■ Task objective: Restate, exactly and without pictures, the lines from the start of the listing below through the line holding "(0,0) rectangle (630,353);".

* BEGIN Supplied material *

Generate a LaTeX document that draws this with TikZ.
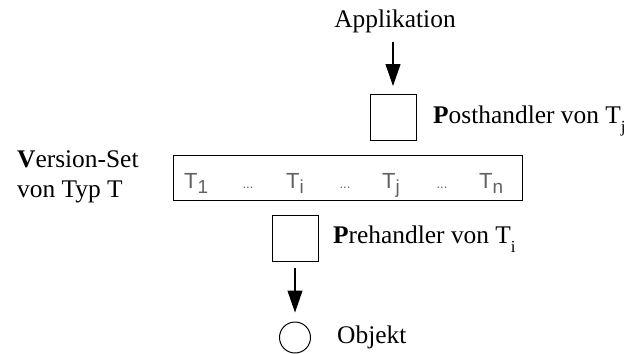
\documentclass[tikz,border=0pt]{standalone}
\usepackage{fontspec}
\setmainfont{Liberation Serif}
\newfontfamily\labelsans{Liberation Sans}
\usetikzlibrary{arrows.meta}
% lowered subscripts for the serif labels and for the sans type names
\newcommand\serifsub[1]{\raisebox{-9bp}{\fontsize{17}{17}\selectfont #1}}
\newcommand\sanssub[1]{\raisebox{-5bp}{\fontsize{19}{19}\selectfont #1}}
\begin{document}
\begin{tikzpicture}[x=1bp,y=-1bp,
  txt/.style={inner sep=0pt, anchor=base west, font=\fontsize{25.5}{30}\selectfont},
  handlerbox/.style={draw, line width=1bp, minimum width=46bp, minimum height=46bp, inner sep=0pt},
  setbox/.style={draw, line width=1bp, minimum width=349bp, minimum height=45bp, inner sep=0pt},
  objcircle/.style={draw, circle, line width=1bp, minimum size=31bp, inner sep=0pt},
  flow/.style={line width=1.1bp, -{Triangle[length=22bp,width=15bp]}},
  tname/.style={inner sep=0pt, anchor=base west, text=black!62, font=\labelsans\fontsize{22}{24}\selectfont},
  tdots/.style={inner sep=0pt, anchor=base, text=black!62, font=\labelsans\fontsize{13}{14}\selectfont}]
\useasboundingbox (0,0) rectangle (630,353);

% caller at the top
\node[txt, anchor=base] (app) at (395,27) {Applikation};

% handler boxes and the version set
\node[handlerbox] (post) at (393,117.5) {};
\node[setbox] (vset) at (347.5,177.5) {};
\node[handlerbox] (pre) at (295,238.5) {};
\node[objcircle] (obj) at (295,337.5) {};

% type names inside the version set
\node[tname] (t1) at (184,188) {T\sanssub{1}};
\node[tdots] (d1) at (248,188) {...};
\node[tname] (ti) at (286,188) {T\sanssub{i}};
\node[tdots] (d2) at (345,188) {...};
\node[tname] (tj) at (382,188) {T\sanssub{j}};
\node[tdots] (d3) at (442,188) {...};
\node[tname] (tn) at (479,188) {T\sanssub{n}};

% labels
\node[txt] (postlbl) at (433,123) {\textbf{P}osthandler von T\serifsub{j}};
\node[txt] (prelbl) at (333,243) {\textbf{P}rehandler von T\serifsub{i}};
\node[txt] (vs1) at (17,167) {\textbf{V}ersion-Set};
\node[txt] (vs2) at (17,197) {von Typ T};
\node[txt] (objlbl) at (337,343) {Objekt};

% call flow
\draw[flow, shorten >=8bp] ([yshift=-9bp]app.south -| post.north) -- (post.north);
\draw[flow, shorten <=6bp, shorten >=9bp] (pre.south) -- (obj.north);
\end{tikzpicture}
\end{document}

* END Supplied material *

■ Exercise result:
Generate a LaTeX document that draws this with TikZ.
\documentclass[tikz,border=0pt]{standalone}
\usepackage{fontspec}
\setmainfont{Liberation Serif}
\newfontfamily\labelsans{Liberation Sans}
\usetikzlibrary{arrows.meta}
% lowered subscripts for the serif labels and for the sans type names
\newcommand\serifsub[1]{\raisebox{-9bp}{\fontsize{17}{17}\selectfont #1}}
\newcommand\sanssub[1]{\raisebox{-5bp}{\fontsize{19}{19}\selectfont #1}}
\begin{document}
\begin{tikzpicture}[x=1bp,y=-1bp,
  txt/.style={inner sep=0pt, anchor=base west, font=\fontsize{25.5}{30}\selectfont},
  handlerbox/.style={draw, line width=1bp, minimum width=46bp, minimum height=46bp, inner sep=0pt},
  setbox/.style={draw, line width=1bp, minimum width=349bp, minimum height=45bp, inner sep=0pt},
  objcircle/.style={draw, circle, line width=1bp, minimum size=31bp, inner sep=0pt},
  flow/.style={line width=1.1bp, -{Triangle[length=22bp,width=15bp]}},
  tname/.style={inner sep=0pt, anchor=base west, text=black!62, font=\labelsans\fontsize{22}{24}\selectfont},
  tdots/.style={inner sep=0pt, anchor=base, text=black!62, font=\labelsans\fontsize{13}{14}\selectfont}]
\useasboundingbox (0,0) rectangle (630,353);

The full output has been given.